Look for "that" in each line of the entries, and return the matching lines.
--- begin RAW RECORDS ---
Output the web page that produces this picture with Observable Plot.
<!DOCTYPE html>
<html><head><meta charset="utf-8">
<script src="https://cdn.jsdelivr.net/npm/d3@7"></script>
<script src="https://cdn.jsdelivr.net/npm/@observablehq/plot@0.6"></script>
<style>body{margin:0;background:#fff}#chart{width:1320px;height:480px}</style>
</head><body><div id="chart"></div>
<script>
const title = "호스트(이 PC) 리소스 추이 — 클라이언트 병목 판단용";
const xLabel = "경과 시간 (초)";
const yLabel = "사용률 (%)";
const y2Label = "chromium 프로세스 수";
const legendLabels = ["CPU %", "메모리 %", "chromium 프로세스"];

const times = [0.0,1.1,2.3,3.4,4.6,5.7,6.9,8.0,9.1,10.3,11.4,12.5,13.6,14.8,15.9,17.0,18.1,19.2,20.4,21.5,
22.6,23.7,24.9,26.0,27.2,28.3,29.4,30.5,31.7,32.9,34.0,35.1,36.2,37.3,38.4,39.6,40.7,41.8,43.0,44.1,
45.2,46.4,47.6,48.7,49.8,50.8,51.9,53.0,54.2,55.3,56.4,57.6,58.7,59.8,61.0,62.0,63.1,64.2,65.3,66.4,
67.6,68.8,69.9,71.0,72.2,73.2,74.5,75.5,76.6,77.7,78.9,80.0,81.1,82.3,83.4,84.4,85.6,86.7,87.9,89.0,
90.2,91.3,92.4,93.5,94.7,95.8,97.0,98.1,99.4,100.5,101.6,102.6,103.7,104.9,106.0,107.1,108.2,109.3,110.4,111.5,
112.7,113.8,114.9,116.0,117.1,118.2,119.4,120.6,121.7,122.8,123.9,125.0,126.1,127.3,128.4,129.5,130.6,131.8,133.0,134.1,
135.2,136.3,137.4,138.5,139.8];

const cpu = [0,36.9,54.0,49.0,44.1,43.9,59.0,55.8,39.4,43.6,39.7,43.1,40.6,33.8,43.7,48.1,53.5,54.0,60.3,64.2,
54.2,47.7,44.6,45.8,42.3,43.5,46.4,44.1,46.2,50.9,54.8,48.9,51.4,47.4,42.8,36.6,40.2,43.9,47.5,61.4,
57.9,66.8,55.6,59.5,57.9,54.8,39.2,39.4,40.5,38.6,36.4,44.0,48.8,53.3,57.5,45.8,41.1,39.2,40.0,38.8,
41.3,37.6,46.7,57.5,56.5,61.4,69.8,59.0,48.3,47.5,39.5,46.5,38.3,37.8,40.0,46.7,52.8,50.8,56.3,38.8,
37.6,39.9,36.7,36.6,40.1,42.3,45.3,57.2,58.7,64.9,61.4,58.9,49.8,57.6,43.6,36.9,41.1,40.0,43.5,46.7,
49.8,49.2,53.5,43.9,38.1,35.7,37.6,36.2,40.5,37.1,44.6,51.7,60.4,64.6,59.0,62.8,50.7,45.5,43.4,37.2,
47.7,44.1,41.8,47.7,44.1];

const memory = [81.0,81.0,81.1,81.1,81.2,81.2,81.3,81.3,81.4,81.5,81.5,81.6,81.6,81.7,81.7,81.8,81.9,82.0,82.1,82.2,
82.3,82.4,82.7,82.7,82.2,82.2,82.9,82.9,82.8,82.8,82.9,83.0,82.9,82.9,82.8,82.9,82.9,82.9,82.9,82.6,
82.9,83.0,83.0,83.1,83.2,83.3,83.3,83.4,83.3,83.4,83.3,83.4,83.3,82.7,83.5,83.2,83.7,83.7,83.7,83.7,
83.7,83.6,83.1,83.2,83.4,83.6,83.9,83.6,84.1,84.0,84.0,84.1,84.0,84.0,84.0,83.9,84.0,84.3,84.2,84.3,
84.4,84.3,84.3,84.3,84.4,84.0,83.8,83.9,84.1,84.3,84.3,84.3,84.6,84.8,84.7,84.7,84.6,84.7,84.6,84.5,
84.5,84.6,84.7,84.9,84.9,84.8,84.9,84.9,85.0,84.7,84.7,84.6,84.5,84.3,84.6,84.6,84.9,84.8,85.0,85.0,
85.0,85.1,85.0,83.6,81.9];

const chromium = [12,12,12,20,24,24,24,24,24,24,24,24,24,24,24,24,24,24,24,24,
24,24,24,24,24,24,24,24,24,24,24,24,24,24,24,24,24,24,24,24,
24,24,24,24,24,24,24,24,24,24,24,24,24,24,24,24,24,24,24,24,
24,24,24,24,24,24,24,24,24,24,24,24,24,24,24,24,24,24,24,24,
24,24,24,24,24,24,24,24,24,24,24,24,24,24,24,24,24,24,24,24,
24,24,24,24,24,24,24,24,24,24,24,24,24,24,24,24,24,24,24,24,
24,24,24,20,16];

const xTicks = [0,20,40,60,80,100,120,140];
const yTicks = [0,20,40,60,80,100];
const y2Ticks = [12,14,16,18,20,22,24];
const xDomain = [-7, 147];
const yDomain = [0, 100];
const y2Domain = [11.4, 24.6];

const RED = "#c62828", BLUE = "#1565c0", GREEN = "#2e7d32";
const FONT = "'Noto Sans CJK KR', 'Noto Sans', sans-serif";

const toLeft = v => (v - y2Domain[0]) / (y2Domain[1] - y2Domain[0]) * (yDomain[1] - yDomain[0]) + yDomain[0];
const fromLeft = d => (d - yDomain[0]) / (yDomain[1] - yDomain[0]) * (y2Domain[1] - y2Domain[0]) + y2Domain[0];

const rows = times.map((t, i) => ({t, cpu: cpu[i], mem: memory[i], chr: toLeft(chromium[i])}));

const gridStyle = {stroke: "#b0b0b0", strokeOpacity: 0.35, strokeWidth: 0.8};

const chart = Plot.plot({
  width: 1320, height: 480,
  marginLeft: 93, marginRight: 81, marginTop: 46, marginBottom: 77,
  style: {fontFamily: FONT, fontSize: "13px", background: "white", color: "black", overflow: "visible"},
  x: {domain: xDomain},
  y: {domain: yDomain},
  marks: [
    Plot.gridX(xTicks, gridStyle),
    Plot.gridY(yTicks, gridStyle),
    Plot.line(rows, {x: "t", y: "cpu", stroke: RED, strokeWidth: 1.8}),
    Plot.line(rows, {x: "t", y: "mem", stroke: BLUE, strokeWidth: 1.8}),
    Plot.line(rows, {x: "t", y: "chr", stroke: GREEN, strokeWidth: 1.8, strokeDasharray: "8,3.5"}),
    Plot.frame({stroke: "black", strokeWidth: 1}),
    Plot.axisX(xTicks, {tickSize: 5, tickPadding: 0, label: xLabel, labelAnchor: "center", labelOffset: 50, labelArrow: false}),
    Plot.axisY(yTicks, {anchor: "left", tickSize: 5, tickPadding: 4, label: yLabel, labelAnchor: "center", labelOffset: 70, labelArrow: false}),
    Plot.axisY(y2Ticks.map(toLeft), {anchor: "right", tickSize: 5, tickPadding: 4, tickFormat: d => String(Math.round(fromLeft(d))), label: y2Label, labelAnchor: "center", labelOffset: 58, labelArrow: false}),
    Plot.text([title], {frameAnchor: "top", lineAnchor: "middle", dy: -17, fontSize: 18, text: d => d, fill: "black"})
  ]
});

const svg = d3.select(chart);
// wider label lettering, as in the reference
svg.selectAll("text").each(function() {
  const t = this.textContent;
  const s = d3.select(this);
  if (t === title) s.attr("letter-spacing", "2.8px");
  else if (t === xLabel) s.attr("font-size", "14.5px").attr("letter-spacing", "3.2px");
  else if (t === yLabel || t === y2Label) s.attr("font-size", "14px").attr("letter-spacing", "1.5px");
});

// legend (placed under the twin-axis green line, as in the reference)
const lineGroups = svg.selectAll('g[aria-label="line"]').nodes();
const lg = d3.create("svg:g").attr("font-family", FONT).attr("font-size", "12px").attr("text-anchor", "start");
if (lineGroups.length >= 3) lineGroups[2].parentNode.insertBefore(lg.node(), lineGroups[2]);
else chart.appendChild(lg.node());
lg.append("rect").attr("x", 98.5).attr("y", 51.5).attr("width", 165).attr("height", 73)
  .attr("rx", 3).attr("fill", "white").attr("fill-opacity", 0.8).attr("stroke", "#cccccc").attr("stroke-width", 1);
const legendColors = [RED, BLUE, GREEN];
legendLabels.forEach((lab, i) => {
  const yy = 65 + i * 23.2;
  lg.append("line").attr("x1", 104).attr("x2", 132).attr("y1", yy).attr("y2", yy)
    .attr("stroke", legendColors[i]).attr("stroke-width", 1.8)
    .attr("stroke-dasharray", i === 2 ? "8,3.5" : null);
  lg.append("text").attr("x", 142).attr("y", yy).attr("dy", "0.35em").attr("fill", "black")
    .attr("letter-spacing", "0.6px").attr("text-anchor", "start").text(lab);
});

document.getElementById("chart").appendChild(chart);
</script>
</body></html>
--- end RAW RECORDS ---
--- begin RAW RECORDS ---
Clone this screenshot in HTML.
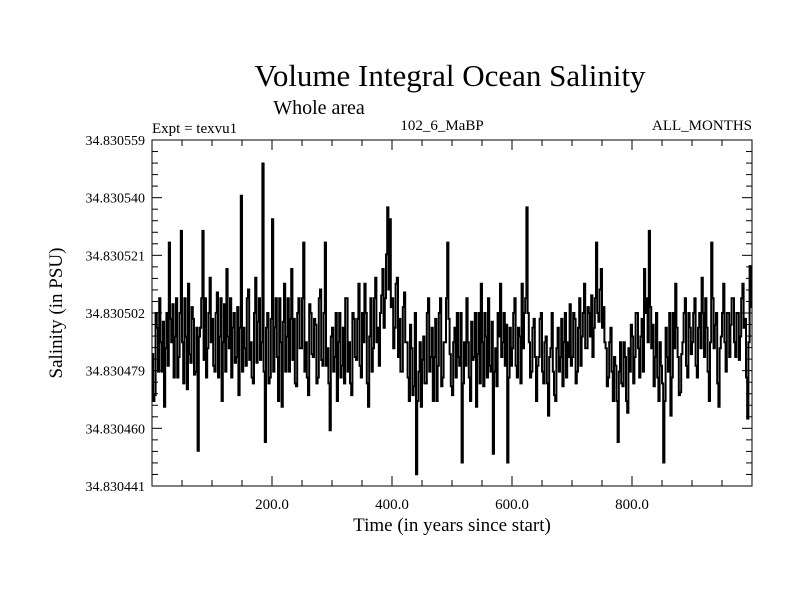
--- end RAW RECORDS ---
--- begin RAW RECORDS ---
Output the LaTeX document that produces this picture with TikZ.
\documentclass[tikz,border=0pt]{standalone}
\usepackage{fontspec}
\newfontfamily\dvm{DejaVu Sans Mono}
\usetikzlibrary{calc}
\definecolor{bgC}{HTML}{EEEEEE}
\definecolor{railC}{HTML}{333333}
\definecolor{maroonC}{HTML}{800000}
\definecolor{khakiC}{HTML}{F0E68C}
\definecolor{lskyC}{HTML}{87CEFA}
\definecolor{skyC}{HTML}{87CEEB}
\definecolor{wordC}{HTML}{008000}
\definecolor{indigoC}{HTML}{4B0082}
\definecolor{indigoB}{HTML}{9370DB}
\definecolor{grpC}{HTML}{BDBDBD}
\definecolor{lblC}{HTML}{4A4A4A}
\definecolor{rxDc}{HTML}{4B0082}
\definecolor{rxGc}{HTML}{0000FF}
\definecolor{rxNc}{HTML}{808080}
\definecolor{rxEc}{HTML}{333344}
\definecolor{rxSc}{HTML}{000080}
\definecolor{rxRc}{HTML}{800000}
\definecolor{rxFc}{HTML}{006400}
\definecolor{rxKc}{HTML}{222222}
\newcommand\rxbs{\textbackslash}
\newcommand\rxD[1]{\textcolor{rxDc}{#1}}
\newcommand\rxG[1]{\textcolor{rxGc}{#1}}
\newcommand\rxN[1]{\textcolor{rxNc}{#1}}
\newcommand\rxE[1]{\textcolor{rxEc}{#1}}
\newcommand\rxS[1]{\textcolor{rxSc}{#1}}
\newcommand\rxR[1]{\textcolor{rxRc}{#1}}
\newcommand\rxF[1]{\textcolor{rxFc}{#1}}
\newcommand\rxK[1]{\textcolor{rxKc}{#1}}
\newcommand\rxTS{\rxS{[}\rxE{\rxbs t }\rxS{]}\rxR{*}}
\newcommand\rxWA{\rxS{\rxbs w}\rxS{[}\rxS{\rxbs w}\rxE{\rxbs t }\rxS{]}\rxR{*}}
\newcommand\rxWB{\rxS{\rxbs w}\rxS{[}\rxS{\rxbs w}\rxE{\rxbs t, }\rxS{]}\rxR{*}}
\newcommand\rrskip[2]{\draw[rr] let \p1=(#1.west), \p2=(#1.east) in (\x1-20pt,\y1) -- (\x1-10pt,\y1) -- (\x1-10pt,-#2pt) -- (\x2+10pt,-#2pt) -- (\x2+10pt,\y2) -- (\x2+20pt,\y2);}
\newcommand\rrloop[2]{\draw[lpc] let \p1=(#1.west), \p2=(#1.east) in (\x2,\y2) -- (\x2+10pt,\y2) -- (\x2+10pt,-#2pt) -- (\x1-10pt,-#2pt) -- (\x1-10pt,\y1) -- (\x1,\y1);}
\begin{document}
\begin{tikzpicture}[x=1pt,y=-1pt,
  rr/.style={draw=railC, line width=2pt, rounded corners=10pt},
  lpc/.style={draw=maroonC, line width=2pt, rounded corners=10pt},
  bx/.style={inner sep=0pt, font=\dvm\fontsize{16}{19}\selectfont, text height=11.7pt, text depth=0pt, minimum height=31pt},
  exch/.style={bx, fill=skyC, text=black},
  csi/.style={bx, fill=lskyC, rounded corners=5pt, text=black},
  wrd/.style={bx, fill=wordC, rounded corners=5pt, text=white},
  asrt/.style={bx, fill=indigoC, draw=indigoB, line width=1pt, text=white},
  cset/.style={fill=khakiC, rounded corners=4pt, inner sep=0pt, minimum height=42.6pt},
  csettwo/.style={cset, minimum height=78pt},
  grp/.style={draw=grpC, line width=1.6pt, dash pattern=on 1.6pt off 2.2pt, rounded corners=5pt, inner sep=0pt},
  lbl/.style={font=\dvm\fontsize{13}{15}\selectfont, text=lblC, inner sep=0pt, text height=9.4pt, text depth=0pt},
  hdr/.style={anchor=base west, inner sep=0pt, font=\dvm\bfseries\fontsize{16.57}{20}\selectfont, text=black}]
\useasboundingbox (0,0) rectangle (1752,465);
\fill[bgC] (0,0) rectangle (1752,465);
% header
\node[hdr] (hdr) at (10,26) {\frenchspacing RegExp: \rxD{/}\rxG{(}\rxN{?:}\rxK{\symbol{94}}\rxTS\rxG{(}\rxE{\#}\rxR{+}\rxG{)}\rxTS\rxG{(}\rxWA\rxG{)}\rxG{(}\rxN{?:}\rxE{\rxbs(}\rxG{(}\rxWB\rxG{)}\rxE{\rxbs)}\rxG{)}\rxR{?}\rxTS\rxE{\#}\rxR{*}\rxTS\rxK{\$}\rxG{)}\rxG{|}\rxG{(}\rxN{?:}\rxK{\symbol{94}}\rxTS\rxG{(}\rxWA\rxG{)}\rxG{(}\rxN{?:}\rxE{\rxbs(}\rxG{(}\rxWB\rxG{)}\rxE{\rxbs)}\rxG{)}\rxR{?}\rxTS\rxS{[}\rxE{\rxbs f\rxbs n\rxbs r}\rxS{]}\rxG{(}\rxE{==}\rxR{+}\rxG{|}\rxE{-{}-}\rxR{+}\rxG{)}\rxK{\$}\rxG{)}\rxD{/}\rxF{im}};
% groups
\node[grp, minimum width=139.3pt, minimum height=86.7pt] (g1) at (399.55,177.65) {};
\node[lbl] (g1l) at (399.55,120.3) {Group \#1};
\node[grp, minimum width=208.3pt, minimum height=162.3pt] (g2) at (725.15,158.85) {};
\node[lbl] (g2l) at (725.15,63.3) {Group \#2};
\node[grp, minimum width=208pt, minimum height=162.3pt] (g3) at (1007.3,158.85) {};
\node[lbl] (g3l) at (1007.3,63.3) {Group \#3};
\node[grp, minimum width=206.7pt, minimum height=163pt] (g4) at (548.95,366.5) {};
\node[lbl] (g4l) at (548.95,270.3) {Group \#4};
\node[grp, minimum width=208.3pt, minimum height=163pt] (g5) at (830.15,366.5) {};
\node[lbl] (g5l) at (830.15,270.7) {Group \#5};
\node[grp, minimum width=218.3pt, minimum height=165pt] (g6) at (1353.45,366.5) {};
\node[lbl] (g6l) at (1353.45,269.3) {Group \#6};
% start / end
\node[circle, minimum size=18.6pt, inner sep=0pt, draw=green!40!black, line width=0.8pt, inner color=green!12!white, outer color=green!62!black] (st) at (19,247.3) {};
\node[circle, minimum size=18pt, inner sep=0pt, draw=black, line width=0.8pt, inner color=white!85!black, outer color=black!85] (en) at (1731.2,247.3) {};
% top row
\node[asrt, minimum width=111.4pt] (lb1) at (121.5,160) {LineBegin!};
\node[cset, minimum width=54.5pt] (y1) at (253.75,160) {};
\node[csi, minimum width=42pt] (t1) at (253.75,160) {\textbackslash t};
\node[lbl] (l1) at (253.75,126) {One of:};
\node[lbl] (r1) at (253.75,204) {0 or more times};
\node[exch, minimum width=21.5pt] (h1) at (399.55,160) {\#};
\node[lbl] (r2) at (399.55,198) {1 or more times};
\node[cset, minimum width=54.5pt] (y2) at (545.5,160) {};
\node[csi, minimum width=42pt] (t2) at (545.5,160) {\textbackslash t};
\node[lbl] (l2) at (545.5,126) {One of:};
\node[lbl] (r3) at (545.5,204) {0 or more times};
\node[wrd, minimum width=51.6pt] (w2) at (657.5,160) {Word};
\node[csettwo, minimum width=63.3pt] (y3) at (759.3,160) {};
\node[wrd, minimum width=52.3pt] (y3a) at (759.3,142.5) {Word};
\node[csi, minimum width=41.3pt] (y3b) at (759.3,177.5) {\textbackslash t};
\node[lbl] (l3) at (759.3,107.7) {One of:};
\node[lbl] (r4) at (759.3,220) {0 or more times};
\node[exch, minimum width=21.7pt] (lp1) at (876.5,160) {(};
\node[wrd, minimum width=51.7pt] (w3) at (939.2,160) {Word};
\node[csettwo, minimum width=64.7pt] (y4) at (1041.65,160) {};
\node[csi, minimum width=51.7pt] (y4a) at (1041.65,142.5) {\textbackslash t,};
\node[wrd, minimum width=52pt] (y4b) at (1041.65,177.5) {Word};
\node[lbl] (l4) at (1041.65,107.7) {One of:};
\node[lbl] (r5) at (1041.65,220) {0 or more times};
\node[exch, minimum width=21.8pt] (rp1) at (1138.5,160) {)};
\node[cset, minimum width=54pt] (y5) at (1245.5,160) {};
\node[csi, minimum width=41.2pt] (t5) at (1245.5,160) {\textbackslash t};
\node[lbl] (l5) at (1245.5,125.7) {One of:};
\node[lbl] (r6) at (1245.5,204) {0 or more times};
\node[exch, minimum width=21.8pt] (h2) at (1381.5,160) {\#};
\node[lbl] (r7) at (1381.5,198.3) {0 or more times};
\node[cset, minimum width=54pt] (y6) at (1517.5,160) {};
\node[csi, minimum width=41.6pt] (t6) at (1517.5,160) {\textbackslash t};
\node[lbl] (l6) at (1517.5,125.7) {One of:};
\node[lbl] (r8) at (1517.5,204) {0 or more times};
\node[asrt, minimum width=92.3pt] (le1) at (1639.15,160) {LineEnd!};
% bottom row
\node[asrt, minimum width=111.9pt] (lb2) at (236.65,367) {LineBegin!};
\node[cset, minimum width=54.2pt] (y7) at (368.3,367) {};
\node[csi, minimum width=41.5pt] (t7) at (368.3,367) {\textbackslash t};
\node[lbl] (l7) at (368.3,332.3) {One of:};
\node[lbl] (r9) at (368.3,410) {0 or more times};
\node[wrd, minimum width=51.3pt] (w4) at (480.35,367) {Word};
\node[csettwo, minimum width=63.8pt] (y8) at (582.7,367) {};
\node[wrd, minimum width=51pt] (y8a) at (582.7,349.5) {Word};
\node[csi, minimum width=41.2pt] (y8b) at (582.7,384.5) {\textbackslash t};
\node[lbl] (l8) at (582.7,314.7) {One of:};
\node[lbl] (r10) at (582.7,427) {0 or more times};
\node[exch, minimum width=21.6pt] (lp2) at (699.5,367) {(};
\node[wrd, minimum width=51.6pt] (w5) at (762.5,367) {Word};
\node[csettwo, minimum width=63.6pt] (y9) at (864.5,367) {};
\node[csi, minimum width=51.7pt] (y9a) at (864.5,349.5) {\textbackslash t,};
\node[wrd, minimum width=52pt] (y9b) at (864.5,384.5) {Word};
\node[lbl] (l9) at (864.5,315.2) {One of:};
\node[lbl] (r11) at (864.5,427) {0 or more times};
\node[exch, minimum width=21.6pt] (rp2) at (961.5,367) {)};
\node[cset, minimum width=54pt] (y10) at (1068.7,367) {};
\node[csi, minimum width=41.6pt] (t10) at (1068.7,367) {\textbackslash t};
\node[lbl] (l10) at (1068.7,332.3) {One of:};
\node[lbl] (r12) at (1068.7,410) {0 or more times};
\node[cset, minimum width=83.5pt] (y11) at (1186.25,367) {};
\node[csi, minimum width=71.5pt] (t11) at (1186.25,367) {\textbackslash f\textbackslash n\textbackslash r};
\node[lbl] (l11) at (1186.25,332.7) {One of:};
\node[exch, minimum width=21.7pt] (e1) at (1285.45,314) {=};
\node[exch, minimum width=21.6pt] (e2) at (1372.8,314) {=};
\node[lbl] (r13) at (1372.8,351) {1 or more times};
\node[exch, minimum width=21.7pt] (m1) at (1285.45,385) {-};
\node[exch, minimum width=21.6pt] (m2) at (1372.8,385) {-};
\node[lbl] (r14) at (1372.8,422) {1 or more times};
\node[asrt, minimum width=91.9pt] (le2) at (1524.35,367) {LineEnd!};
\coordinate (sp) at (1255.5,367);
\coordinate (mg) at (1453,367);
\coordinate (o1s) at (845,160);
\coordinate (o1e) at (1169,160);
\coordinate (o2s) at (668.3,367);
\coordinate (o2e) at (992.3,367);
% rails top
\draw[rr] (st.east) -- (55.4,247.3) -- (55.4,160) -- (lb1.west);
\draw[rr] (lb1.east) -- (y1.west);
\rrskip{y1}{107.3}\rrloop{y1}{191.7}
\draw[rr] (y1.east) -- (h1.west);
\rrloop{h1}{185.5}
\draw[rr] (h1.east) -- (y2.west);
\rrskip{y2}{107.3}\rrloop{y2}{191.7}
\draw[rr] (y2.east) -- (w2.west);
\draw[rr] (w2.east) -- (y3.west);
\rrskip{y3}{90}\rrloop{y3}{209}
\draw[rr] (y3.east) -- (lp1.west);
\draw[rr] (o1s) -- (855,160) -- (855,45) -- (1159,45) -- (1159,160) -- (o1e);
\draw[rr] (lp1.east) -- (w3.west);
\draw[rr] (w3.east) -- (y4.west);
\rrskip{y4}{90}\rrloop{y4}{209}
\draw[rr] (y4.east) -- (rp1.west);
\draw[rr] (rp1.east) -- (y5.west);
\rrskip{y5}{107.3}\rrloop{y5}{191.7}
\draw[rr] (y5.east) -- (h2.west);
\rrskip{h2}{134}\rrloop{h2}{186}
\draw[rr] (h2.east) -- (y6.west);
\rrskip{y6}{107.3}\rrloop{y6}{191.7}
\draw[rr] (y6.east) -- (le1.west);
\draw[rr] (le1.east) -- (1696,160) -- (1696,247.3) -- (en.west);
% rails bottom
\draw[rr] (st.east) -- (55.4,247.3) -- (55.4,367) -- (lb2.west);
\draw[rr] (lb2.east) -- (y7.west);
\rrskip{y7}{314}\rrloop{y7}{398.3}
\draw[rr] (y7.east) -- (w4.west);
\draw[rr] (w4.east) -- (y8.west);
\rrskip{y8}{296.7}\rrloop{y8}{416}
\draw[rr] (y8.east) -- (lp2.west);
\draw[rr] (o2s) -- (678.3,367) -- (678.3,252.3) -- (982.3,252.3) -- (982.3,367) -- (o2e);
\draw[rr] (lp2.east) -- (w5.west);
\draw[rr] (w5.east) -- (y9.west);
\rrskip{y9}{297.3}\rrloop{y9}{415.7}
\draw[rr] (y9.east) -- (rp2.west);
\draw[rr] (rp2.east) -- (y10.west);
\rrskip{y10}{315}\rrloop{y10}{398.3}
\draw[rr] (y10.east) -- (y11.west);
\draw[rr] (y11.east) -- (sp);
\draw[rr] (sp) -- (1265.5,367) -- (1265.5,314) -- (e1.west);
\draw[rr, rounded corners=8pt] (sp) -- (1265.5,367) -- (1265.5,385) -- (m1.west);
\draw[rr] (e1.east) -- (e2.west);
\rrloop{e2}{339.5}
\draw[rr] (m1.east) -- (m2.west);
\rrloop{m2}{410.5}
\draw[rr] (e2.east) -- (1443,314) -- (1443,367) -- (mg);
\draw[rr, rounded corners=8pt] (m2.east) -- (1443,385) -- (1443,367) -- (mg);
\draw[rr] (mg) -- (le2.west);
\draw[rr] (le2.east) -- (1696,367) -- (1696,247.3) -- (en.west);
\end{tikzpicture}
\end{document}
--- end RAW RECORDS ---
SOLUTION TO THE EXERCISE:
Output the web page that produces this picture with Observable Plot.
Output the LaTeX document that produces this picture with TikZ.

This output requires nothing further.